Three years in the office and the return to teaching
We spent nine years in Lahore. After working in Islampura for the first three years, I later started working in the administrative office at the Boys Section in Raiwind Road. I supervised the accounts for about three years. Later, I wrote many applications saying “My task is education” and urged to work as a teacher in our schools again. Towards the end of 2015, I was assigned the task of overseeing the founding of our school in the Dream Garden housing society. In April 2016, we opened our doors to education with 48 students.
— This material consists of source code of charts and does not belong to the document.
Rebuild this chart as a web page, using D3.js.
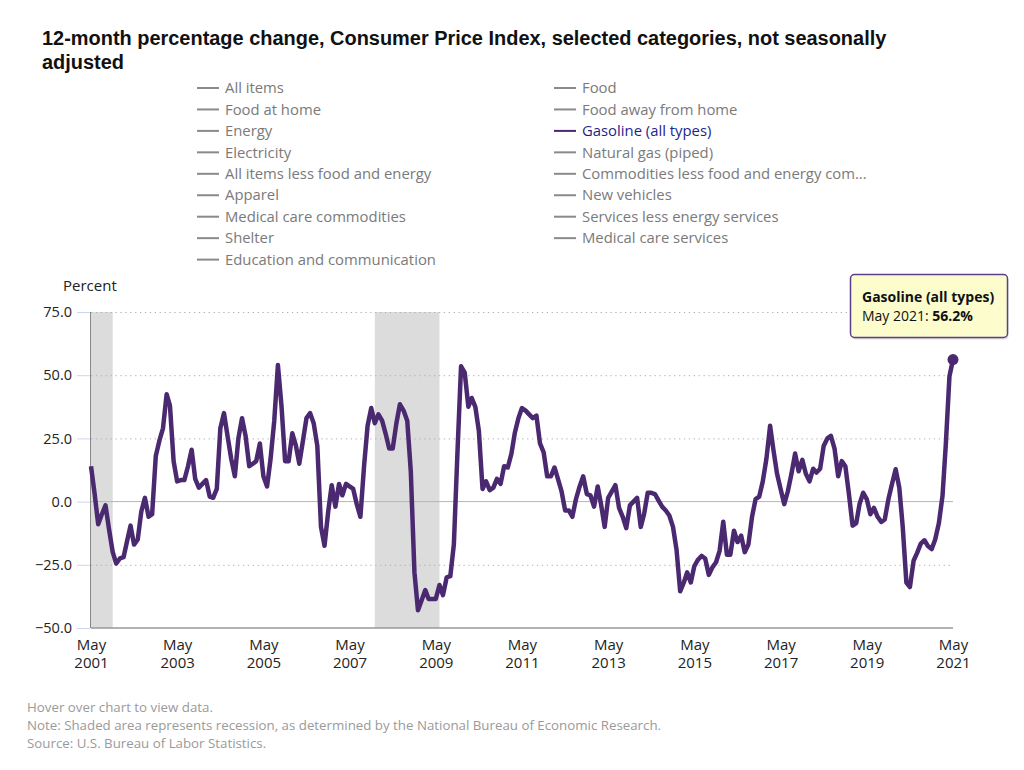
<!DOCTYPE html>
<html>
<head>
<meta charset="utf-8">
<script src="https://cdn.jsdelivr.net/npm/d3@7/dist/d3.min.js"></script>
<style>
  body { margin: 0; background: #fff; }
  svg { display: block; font-family: "Open Sans", sans-serif; }
</style>
</head>
<body>
<svg id="chart" width="1024" height="770"></svg>
<script>
// first month of the series, values are monthly from here on
var startMonth = new Date(2001, 4, 1);

// Gasoline (all types), 12-month % change, May 2001 - May 2021
var gasoline = [
  14, 3, -9, -5, -1.5, -11, -20, -24.5,                         // 2001 May-Dec
  -22.5, -22, -16, -9.5, -17, -15, -4, 1.5, -6, -5, 18, 24,      // 2002
  29, 42.5, 38, 16, 8, 8.5, 8.5, 14, 20.5, 9, 5.5, 7,            // 2003
  8.5, 2, 1.5, 5, 29, 35, 26, 17, 10, 25, 33, 26,                // 2004
  14, 15, 16, 23, 10, 6, 17, 32, 54, 38, 16, 16,                 // 2005
  27, 22, 15, 24, 33, 35, 31, 22, -10, -17.5, -4, 6.5,           // 2006
  -2, 7, 2.5, 7, 6, 5, -1, -6, 14, 30, 37, 31,                   // 2007
  34.5, 32, 27, 21, 21, 31, 38.5, 36, 32, 12, -28, -43,          // 2008
  -39, -35, -38.5, -38.5, -38.5, -33, -37, -30, -29.5, -17, 20, 53.5, // 2009
  51, 37.5, 41, 37.5, 28, 5, 8, 4.5, 5.5, 9, 7, 14,              // 2010
  13.5, 19, 27, 33, 37, 36, 34.5, 33, 34, 23, 19.5, 10,          // 2011
  10, 13.5, 9, 4, -3.5, -3.5, -6, 1, 6, 10, 3, 2.5,              // 2012
  -2, 6, -1, -10, 1.5, 4, 6.5, -2.5, -6, -10.5, -1.5, 0,         // 2013
  1.5, -10, -5, 3.5, 3.5, 3, 0.5, -2, -3.5, -5.5, -10, -19,      // 2014
  -35.5, -32, -28, -32, -25.5, -23, -21.5, -22.5, -29, -26, -24, -19.5, // 2015
  -8, -21, -21, -11.5, -16, -13.5, -20, -17, -6, 1, 2, 8,        // 2016
  17, 30, 20.5, 11, 5, -1, 4, 11, 19, 12, 16.5, 11,              // 2017
  8, 13, 11.5, 13, 22, 25, 26, 21, 10, 16, 14, 3,                // 2018
  -9.5, -8.5, -1, 3.5, 1, -5, -2.5, -6, -8, -7, 1, 7,            // 2019
  12.8, 5.5, -10, -32, -33.8, -23.4, -20.3, -16.6, -15.3, -17.6, -18.8, -15, // 2020
  -8.6, 2.2, 22.5, 49.6, 56.2                                    // 2021 Jan-May
];

var seriesName = "Gasoline (all types)";
var legendLeft = ["All items", "Food at home", "Energy", "Electricity",
  "All items less food and energy", "Apparel", "Medical care commodities",
  "Shelter", "Education and communication"];
var legendRight = ["Food", "Food away from home", "Gasoline (all types)",
  "Natural gas (piped)", "Commodities less food and energy com...",
  "New vehicles", "Services less energy services", "Medical care services"];

var yTicks = [-50, -25, 0, 25, 50, 75];
var xTickYears = [2001, 2003, 2005, 2007, 2009, 2011, 2013, 2015, 2017, 2019, 2021];
var recessions = [
  [new Date(2001, 2, 1), new Date(2001, 10, 1)],
  [new Date(2007, 11, 1), new Date(2009, 5, 1)]
];
var titleLines = ["12-month percentage change, Consumer Price Index, selected categories, not seasonally",
  "adjusted"];
var notes = ["Hover over chart to view data.",
  "Note: Shaded area represents recession, as determined by the National Bureau of Economic Research.",
  "Source: U.S. Bureau of Labor Statistics."];

window.onload = function() {
  var svg = d3.select("#chart"),
      lineColor = "#4a2970",
      plot = {left: 91, right: 953, top: 312, bottom: 628};

  var data = gasoline.map(function(v, i) {
    return {date: d3.timeMonth.offset(startMonth, i), value: v};
  });
  var last = data[data.length - 1];

  var x = d3.scaleTime()
      .domain([startMonth, last.date])
      .range([plot.left, plot.right]);
  var y = d3.scaleLinear()
      .domain([-50, 75])
      .range([plot.bottom, plot.top]);

  // title
  svg.append("g").selectAll("text")
    .data(titleLines)
    .enter().append("text")
      .attr("x", 42)
      .attr("y", function(d, i) { return 45 + i * 24; })
      .attr("font-family", "'Liberation Sans', Arial, sans-serif")
      .attr("font-weight", "bold")
      .attr("font-size", 19.95)
      .attr("fill", "#111")
      .text(function(d) { return d; });

  // legend, two columns
  function legendColumn(names, x0) {
    var item = svg.append("g").selectAll("g")
      .data(names)
      .enter().append("g")
        .attr("transform", function(d, i) { return "translate(" + x0 + "," + (88 + i * 21.45) + ")"; });
    item.append("line")
      .attr("x1", 0).attr("x2", 22)
      .attr("stroke", function(d) { return d === seriesName ? lineColor : "#8a8a8a"; })
      .attr("stroke-width", 2);
    item.append("text")
      .attr("x", 28)
      .attr("dy", "0.35em")
      .attr("font-size", 14.85)
      .attr("fill", function(d) { return d === seriesName ? "#1f1f8a" : "#7a7a7a"; })
      .text(function(d) { return d; });
  }
  legendColumn(legendLeft, 197);
  legendColumn(legendRight, 554);

  // recession shading
  svg.append("g").selectAll("rect")
    .data(recessions)
    .enter().append("rect")
      .attr("x", function(d) { return x(d3.max([d[0], startMonth])); })
      .attr("y", plot.top)
      .attr("width", function(d) { return x(d[1]) - x(d3.max([d[0], startMonth])); })
      .attr("height", plot.bottom - plot.top)
      .attr("fill", "#dcdcdc");

  // dotted grid
  var grid = svg.append("g")
      .attr("transform", "translate(" + plot.left + ",0)")
      .call(d3.axisLeft(y).tickValues(yTicks.filter(function(d) { return d !== 0 && d !== -50; }))
        .tickSize(-(plot.right - plot.left)).tickFormat(""));
  grid.select(".domain").remove();
  grid.selectAll(".tick line")
      .attr("stroke", "#b0b0b0")
      .attr("stroke-dasharray", "1.3,3.6");

  // zero line, bottom and left axis lines
  svg.append("line")
      .attr("x1", plot.left).attr("x2", plot.right)
      .attr("y1", y(0)).attr("y2", y(0))
      .attr("stroke", "#b5b5b5");
  svg.append("line")
      .attr("x1", plot.left).attr("x2", plot.right)
      .attr("y1", y(-50)).attr("y2", y(-50))
      .attr("stroke", "#999").attr("stroke-width", 1.5);
  svg.append("line")
      .attr("x1", plot.left - 0.5).attr("x2", plot.left - 0.5)
      .attr("y1", plot.top).attr("y2", plot.bottom)
      .attr("stroke", "#888");

  // y axis
  var yAxis = svg.append("g")
      .attr("transform", "translate(" + (plot.left - 1) + ",0)")
      .call(d3.axisLeft(y).tickValues(yTicks).tickFormat(d3.format(".1f")).tickSize(13).tickPadding(5));
  yAxis.select(".domain").remove();
  yAxis.selectAll(".tick line").attr("stroke", "#ccd6eb");
  yAxis.selectAll(".tick text")
      .attr("font-family", "'Open Sans', sans-serif")
      .attr("font-size", 14.5)
      .attr("fill", "#222");

  svg.append("text")
      .attr("x", 63).attr("y", 291)
      .attr("font-size", 15)
      .attr("fill", "#222")
      .text("Percent");

  // x axis: month on one row, year below, in one text element
  var xAxis = svg.append("g")
      .attr("transform", "translate(0," + plot.bottom + ")")
      .call(d3.axisBottom(x)
        .tickValues(xTickYears.map(function(yr) { return new Date(yr, 4, 1); }))
        .tickFormat("").tickSize(0));
  xAxis.select(".domain").remove();
  xAxis.selectAll(".tick text").remove();
  var lbl = xAxis.selectAll(".tick").append("text")
      .attr("fill", "#222")
      .attr("text-anchor", "middle")
      .attr("font-family", "'Open Sans', sans-serif")
      .attr("font-size", 15);
  lbl.append("tspan")
      .attr("x", 0).attr("y", 22)
      .text(d3.timeFormat("%b"));
  lbl.append("tspan")
      .attr("x", 0).attr("y", 40)
      .text(d3.timeFormat("%Y"));

  // the series
  var line = d3.line()
      .x(function(d) { return x(d.date); })
      .y(function(d) { return y(d.value); });
  svg.append("path")
      .datum(data)
      .attr("fill", "none")
      .attr("stroke", lineColor)
      .attr("stroke-width", 4.5)
      .attr("stroke-linejoin", "round")
      .attr("d", line);

  svg.append("circle")
      .attr("cx", x(last.date))
      .attr("cy", y(last.value))
      .attr("r", 5.5)
      .attr("fill", lineColor);

  // tooltip for the last point
  var tip = svg.append("g").attr("transform", "translate(850.5,274.5)");
  tip.append("rect")
      .attr("x", 1).attr("y", 2)
      .attr("width", 157).attr("height", 63).attr("rx", 4)
      .attr("fill", "rgba(0,0,0,0.12)");
  tip.append("rect")
      .attr("width", 157).attr("height", 63).attr("rx", 4)
      .attr("fill", "#fcfccc")
      .attr("stroke", "#5b3f8a")
      .attr("stroke-width", 1.5);
  tip.append("text")
      .attr("x", 11.5).attr("y", 27.5)
      .attr("font-size", 14)
      .attr("font-weight", "bold")
      .attr("fill", "#111")
      .text(seriesName);
  var t2 = tip.append("text")
      .attr("x", 11.5).attr("y", 46.5)
      .attr("font-size", 14)
      .attr("fill", "#111");
  t2.append("tspan").text(d3.timeFormat("%b %Y")(last.date) + ": ");
  t2.append("tspan").attr("font-weight", "bold").text(d3.format(".1f")(last.value) + "%");

  // footer notes
  svg.append("g").selectAll("text")
    .data(notes)
    .enter().append("text")
      .attr("x", 27)
      .attr("y", function(d, i) { return 712 + i * 18; })
      .attr("font-size", 13.3)
      .attr("fill", "#9a9a9a")
      .text(function(d) { return d; });
};
</script>
</body>
</html>
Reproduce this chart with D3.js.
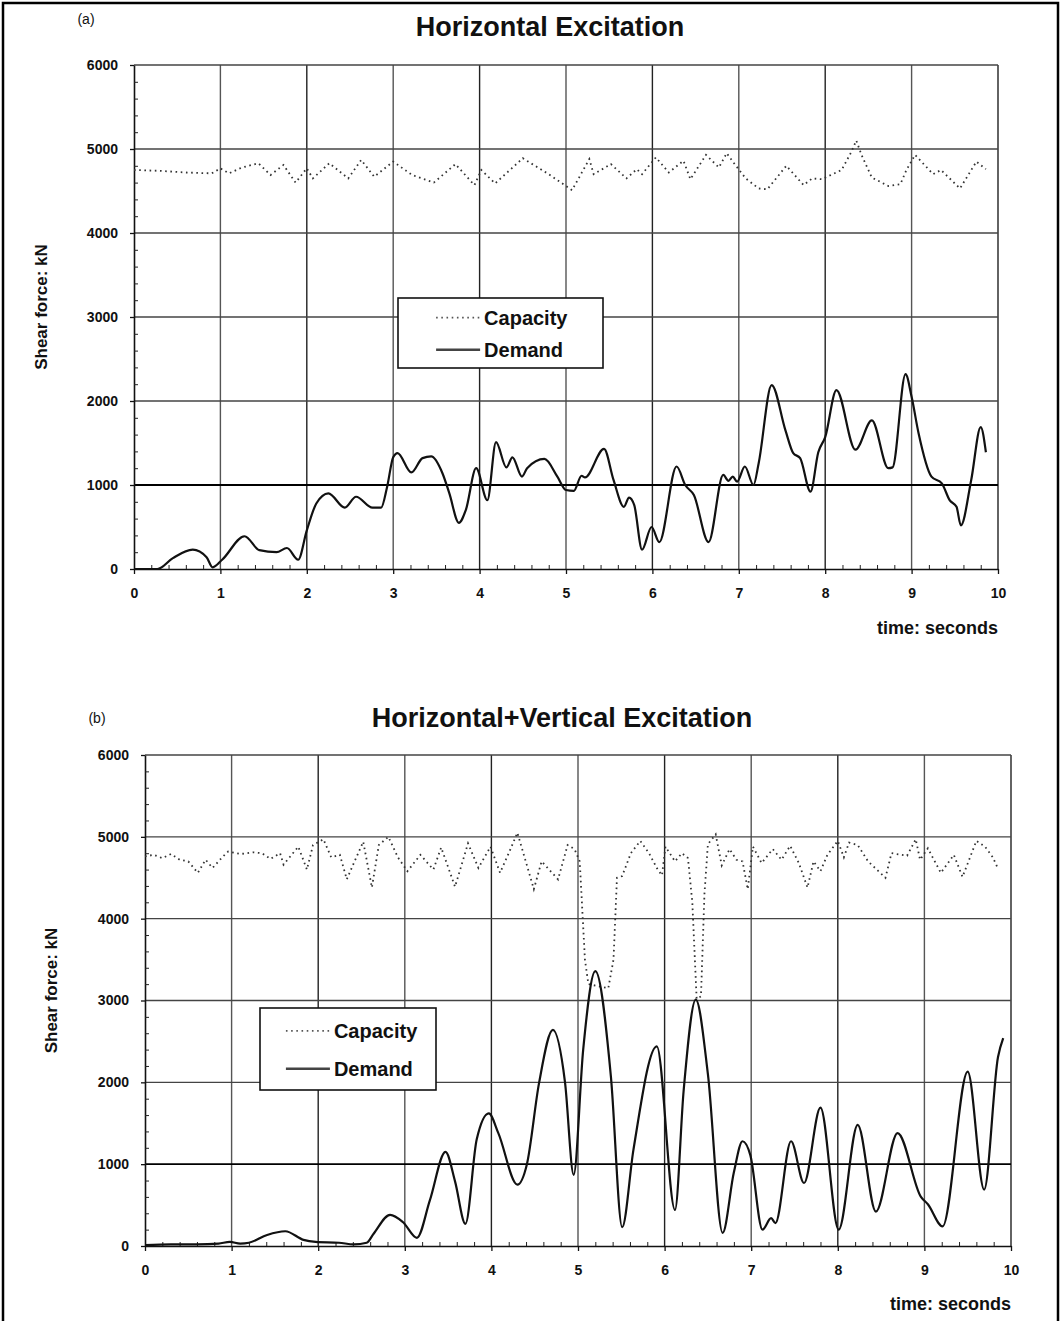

When I had first arrived in Lahore, I had found the milieu very different. Lahore was neither a Pakistani nor a Turkish city. There were local philanthropist businesspeople and entrepreneurs who supported the schools’ projects. They built schools, sponsored the education of the students with slim means, and offered iftars and dinners to the needy. Meanwhile, the city administration revamped the road structure in our district almost every day and the city’s overall cleanliness was improving. What’s more, our junior brothers who freshly graduated from our schools would support us in our educational activities. That was something which had long-awaited since the founding our schools. It was time we had to gradually hand the schools over to our Pakistani brothers and sisters. In time, that process was completed without much delay.
I completed my master’s degree and my wife went to the university
Meanwhile, I completed my master’s degree and my wife started having her university education. It was an additional hardship for her as a mother of young children to attend to a university which taught in English. However, my wife never quit her classes and secured her place among the best in her batch. This is a commendable achievement for a married woman with young children. At times, she had to the drive in the dense Lahore traffic to and from the university.
My life in Pakistan continued without any interruption for 22 ½ years, until December 31, 2018. Even though it has been three years since we last saw Pakistan, we as a family can never forget those days. Every day, we open discussions from those golden pages of our lives in the past. I am indeed obliged to express the quality of education provided by our schools in Pakistan, because I knew that from my own children. We still live by longing for those days in the past. While leaving Pakistan, it felt as if we were leaving our own homeland. We endeavoured for remaining longer until the last day; however, it was not vouchsafed for us by the Divine Providence.
“Jeevai Jeevai Pakistan! Dil Dil Pakistan!”
(Long Live, Long Live Pakistan! My Love, My Love Pakistan!)
“Pakistan Zindabad! Turki Paindabad!”
(Long Live Pakistan! May Turkey be Everlasting!)
“Pakistan-Turki Dosti Paindabad!”
(May the Pakistan-Turkey Friendship Last Forever!)